Climbing to see the view over Coromandel

The view
After a little loop of the Coromandel, we made a quick visit to Thames where I witnessed the first real cockroach infestation in a hostel I'd seen in this country, then drove cross country via Hamilton to Raglan to do a little bit of surfing.
Raglan was much quieter than I remembered it, though the pub bore in Valentino's cafe bar was still there, the off season really is the best time to do this kind of spontaneous travel as there was ample room available at the hostel for extending a stay, the facilities were not in the slightest bit crowded, the beach and Manu bay were not crowded and best of all it was still pretty warm. There were a couple of days during the week with bad weather and I gave myself aching elbow joints from all the paddling in cold water but it was worth the diversion. I can't say yet that I can surf, but I've got over a weeks falling off the board out of the way.



My Mitsi Mirage 'Father Dick Byrne' gone all surf bum.
I would like to post some pictures of me falling off surfboards, sadly I was too bust falling off surfboards to take any, so here's a nice picture of the beach where I did my babysteps.
Ngarunui Beach

Stormy seas, I got beaten up by the waves a number of times.
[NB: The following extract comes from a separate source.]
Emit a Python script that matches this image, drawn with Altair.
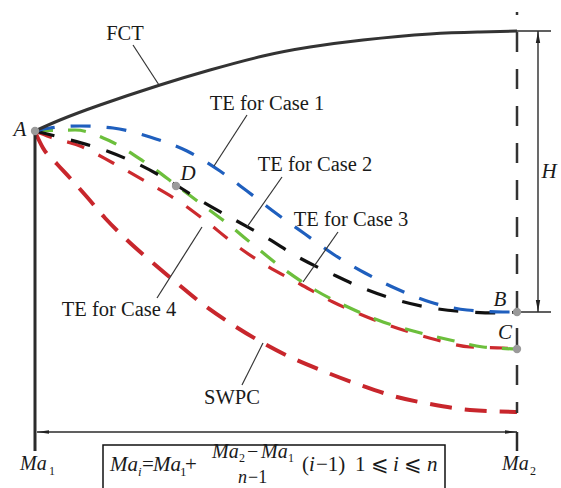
import altair as alt
import pandas as pd

W, H = 561, 488
FONT = "'Liberation Serif', 'DejaVu Serif', serif"

# ---- curve data (drawing units: x = Mach position, y = height, top-down) ----
fct_x = [35, 60, 100, 160, 210, 263, 310, 363, 430, 480, 517]
fct_y = [131, 120, 105, 85, 70, 56, 47, 40, 34, 32, 31]

case1_x = [35, 50, 80, 113, 150, 187, 220, 247, 277, 305, 333, 365, 397, 430, 467, 503, 517]
case1_y = [131, 128, 126, 128, 137, 151, 171, 191, 214, 234, 254, 273, 289, 302, 310, 312, 312]

case2_x = [35, 63, 107, 140, 176, 203, 235, 267, 298, 332, 365, 397, 432, 470, 503, 517]
case2_y = [131, 138, 151, 165, 185, 202, 220, 238, 257, 274, 289, 300, 308, 312, 313, 312]

case3_x = [35, 75, 110, 143, 176, 200, 228, 257, 285, 315, 350, 383, 417, 450, 483, 517]
case3_y = [131, 130, 141, 161, 185, 203, 224, 248, 270, 290, 308, 322, 332, 340, 347, 349]

case4_x = [35, 50, 80, 113, 150, 180, 207, 237, 267, 300, 333, 367, 403, 437, 470, 503, 517]
case4_y = [131, 137, 146, 163, 184, 202, 222, 246, 266, 284, 302, 317, 330, 340, 347, 348, 349]

swpc_x = [36, 43, 57, 70, 87, 105, 127, 153, 178, 200, 230, 263, 290, 323, 360, 397, 430, 470, 517]
swpc_y = [134, 148, 164, 178, 197, 218, 240, 263, 284, 302, 323, 343, 357, 371, 385, 397, 404, 410, 412]

# ---- labels ----
label_text = ["FCT", "TE for Case 1", "TE for Case 2", "TE for Case 3", "TE for Case 4", "SWPC"]
label_x = [125, 267, 315, 351, 119, 232]
label_y = [34, 104, 165, 220, 310, 398]

point_text = ["A", "D", "B", "C", "H"]
point_lx = [20, 188, 500, 505, 549]
point_ly = [130, 174, 300, 333, 172]

key_x = [35, 176, 517, 517]
key_y = [131, 186, 312, 349]

# leader lines for labels
lead_x = [133, 247, 282, 338, 202, 242]
lead_y = [45, 115, 177, 232, 227, 385]
lead_x2 = [159, 214, 247, 303, 157, 263]
lead_y2 = [85, 166, 227, 282, 298, 343]

# formula / axis text pieces
piece_text = ["Ma", "1", "Ma", "2",
              "Ma", "i", "=", "Ma", "1", "+",
              "Ma", "2", "−", "Ma", "1", "n", "−1",
              "(", "i", "−1)", "1", "⩽", "i", "⩽", "n"]
piece_style = ["italic", "normal", "italic", "normal",
               "italic", "italic", "normal", "italic", "normal", "normal",
               "italic", "normal", "normal", "italic", "normal", "italic", "normal",
               "normal", "italic", "normal", "normal", "normal", "italic", "normal", "italic"]
piece_x = [20, 49, 502, 530,
           110, 138, 142, 153, 180, 185,
           212, 239, 247, 261, 288, 238, 248,
           302, 309, 316, 355, 371, 393, 404, 427]
piece_y = [470, 475, 470, 475,
           471, 476, 471, 471, 476, 471,
           458, 462, 458, 458, 462, 483, 483,
           471, 471, 471, 471, 471, 471, 471, 471]
piece_size = [20, 12, 20, 12,
              21, 13, 21, 21, 13, 21,
              20, 12, 20, 20, 12, 18, 18,
              21, 21, 21, 21, 21, 21, 21, 21]

xs = alt.Scale(domain=[0, W], nice=False, zero=False)
ys = alt.Scale(domain=[0, H], reverse=True, nice=False, zero=False)
X = lambda f: alt.X(f, scale=xs, axis=None)
Y = lambda f: alt.Y(f, scale=ys, axis=None)


def curve(xv, yv, color, width, dash=None, interp="monotone"):
    df = pd.DataFrame({"x": xv, "y": yv, "o": list(range(len(xv)))})
    kw = dict(color=color, strokeWidth=width, interpolate=interp, strokeCap="butt")
    if dash:
        kw["strokeDash"] = dash
    return alt.Chart(df).mark_line(**kw).encode(x=X("x:Q"), y=Y("y:Q"), order="o:Q")


layers = []
layers.append(curve(swpc_x, swpc_y, "#c8262c", 4, [22, 13]))
layers.append(curve(case4_x, case4_y, "#cc2a2e", 3.2, [18, 16]))
layers.append(curve(case3_x, case3_y, "#6cbf3c", 3.2, [18, 15]))
layers.append(curve(case2_x, case2_y, "#111111", 3.2, [20, 17]))
layers.append(curve(case1_x, case1_y, "#1f5fbe", 3.2, [20, 16]))
layers.append(curve(fct_x, fct_y, "#333333", 3, interp="natural"))

# structural lines
seg = pd.DataFrame({
    "x": [35, 37, 538, 517, 517, 517],
    "y": [131, 432, 31, 31, 312, 432],
    "x2": [35, 517, 538, 551, 551, 517],
    "y2": [451, 432, 312, 31, 312, 451],
    "w": [3, 1.4, 1.4, 1.4, 1.4, 2.5],
})
layers.append(alt.Chart(seg).mark_rule(color="#2b2b2b").encode(
    x=X("x:Q"), y=Y("y:Q"), x2="x2:Q", y2="y2:Q",
    strokeWidth=alt.StrokeWidth("w:Q", scale=None)))

dash_df = pd.DataFrame({"x": [517], "y": [12], "y2": [413]})
layers.append(alt.Chart(dash_df).mark_rule(color="#333333", strokeWidth=2.5, strokeDash=[20, 17],
                                           strokeDashOffset=17).encode(
    x=X("x:Q"), y=Y("y:Q"), y2="y2:Q"))

lead_df = pd.DataFrame({"x": lead_x, "y": lead_y, "x2": lead_x2, "y2": lead_y2})
layers.append(alt.Chart(lead_df).mark_rule(color="#333333", strokeWidth=1.2).encode(
    x=X("x:Q"), y=Y("y:Q"), x2="x2:Q", y2="y2:Q"))

# arrowheads
arrow_df = pd.DataFrame({
    "x": [43, 511, 538, 538],
    "y": [432, 432, 37, 306],
    "shape": ["M-1,0L1,-0.28L1,0.28Z", "M1,0L-1,-0.28L-1,0.28Z",
              "M0,-1L-0.36,1L0.36,1Z", "M0,1L-0.36,-1L0.36,-1Z"],
})
layers.append(alt.Chart(arrow_df).mark_point(filled=True, color="#222222", opacity=1, size=144, strokeWidth=0).encode(
    x=X("x:Q"), y=Y("y:Q"), shape=alt.Shape("shape:N", scale=None)))

# formula box
box_df = pd.DataFrame({"x": [103], "x2": [445], "y": [445], "y2": [500]})
layers.append(alt.Chart(box_df).mark_rect(fill=None, stroke="#111111", strokeWidth=1.5).encode(
    x=X("x:Q"), x2="x2:Q", y=Y("y:Q"), y2="y2:Q"))

# key points
key_df = pd.DataFrame({"x": key_x, "y": key_y})
layers.append(alt.Chart(key_df).mark_circle(color="#9a9a9a", opacity=1, size=70).encode(
    x=X("x:Q"), y=Y("y:Q")))

# labels
lab_df = pd.DataFrame({"t": label_text, "x": label_x, "y": label_y})
layers.append(alt.Chart(lab_df).mark_text(font=FONT, fontSize=20.5, color="#1a1a1a", align="center", baseline="middle").encode(
    x=X("x:Q"), y=Y("y:Q"), text="t:N"))

pt_df = pd.DataFrame({"t": point_text, "x": point_lx, "y": point_ly})
layers.append(alt.Chart(pt_df).mark_text(font=FONT, fontSize=21, fontStyle="italic", color="#1a1a1a", align="center", baseline="middle").encode(
    x=X("x:Q"), y=Y("y:Q"), text="t:N"))

pc_df = pd.DataFrame({"t": piece_text, "x": piece_x, "y": piece_y, "s": piece_size, "st": piece_style})
for style in ["italic", "normal"]:
    sub = pc_df[pc_df["st"] == style]
    layers.append(alt.Chart(sub).mark_text(font=FONT, fontStyle=style, color="#1a1a1a", align="left", baseline="alphabetic").encode(
        x=X("x:Q"), y=Y("y:Q"), text="t:N", size=alt.Size("s:Q", scale=None)))

chart = alt.layer(*layers).properties(
    width=W, height=H, padding=0,
    autosize=alt.AutoSizeParams(type="none"),
    background="white",
).configure_view(stroke=None)

chart.save("out.html", embed_options={"renderer": "svg", "actions": False})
After a lovely week in Raglan it was time to drop off Wendy in Auckland and head south towards Taumarunui, time for a brief trip to Mt Eden and to spend a day wandering around Ponsonby in the cold, wind and rain. Also the most crazy buffet dinner in a Korean barbecue place somewhere a stones throw from the skytower, all that meat and your own little hotplate grill to cook it on! Best of all it has a bring your own licence, wine was drunk. I went back to the hostel happy, tipsy and bloated with random meat.


Mt Eden, it's a volcano

Awoockland

More volcanoes.
There was time for a little diversion to Piha where it was so windy we got sandblasted.
Piha Beach

Sea stars, everywhere.



I was supposed to head back to Richard's farm but as he was marshaling at a motocross event south of Lake Taupo, so I went across to see what that was about...
erm...

The last day of the road trip was spent riding around in a cool two-seater buggy chasing the last rider in the races around ready to signal the next race was clear to start. There were lots of races to watch with varying levels of rider capability and money spent on the bikes. To my surprise there was also a category for racing quads.



If I'm honest, I miss being on the road, the feeling of waking up in the morning and not knowing or caring where I'd lay my head that night. the feeling of choice that comes from having nowhere in particular to go, exploration of the abouts places, watching the world change around you as the black ribbon flow-hums along beneath. Perpetual change.